Bram Claeys, a senior advisor at the Regulatory Assistance Project (RAP), a non-partisan organization focused on the green transition, says gas prices are likely to stay high for the next few years.
"I doubt, but can't be certain, that prices will ever come back to the level they were before. If only because, presumably, Europe will structurally shift away from Russian pipeline gas, towards more LNG, which is inherently a more expensive product," he said.
Prices next year could remain very high given that Europe will need to fill its storage without most of the Russian gas, says Anna Mikulska from the Baker Institute Center for Energy Studies at Rice University.
"The EU imperative to fill storage to 90% will be pushing prices up through the year. In addition, there will not be that much new LNG supply coming online next year — next to nothing really, which will potentially tighten the markets, especially if China resumes industrial activities," she said.
The weather and other contributing factors
The severity of the coming winter is another factor, as is how quickly French energy giant EDF manages to get its nuclear fleet back up and running. Another is the success of governments in reducing demand in industry and households through energy savings and faster roll-out of renewables.

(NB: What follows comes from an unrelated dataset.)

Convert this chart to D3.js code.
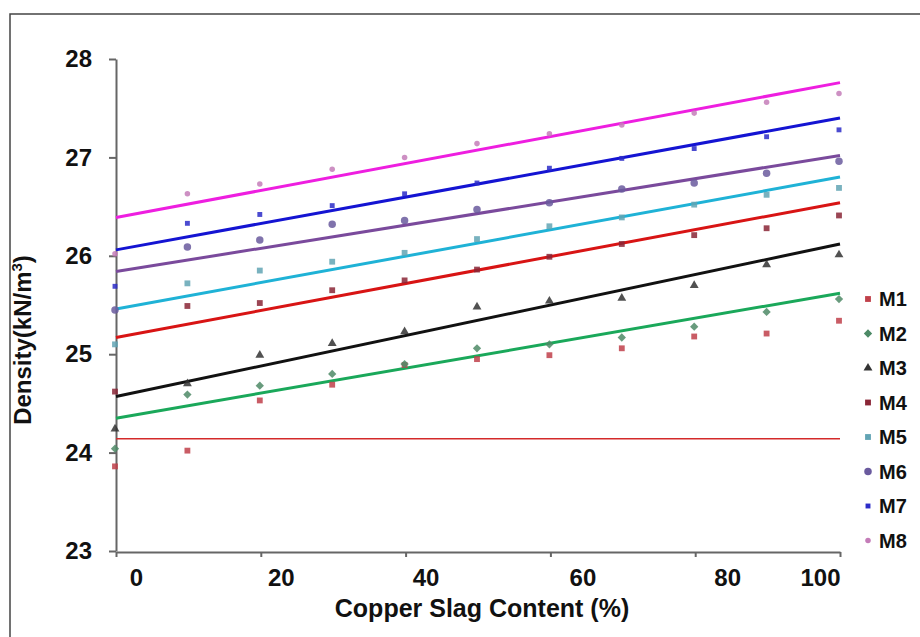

"Structurally of course we are in a gas crisis, therefore we need to stop using gas. All gas, not just Russian gas. This will take time, but the crisis will accelerate investments in renewables and efficiency," said Claeys.
Ashley Kelty, director of Oil & Gas at Panmure Gordon, a corporate investment banking company, points to a popular misconception that the Ukraine war is the sole driver behind the current energy crisis.
"In reality the current situation has come around due to the culmination of years of underinvestment in oil and gas, political hubris, and the rise of environmental, social and governance (ESG) investment," he said.
Imsirovic believes that Europe can survive without Russian oil, which accounts for around 30% of supplies for the EU. But it can't survive without Russian gas, which makes up 40% of gas in the EU.
"Without oil, there will be problems, but [Europe] can survive," he said. "But it would really struggle without Russian gas. Lights will probably have to go out next winter."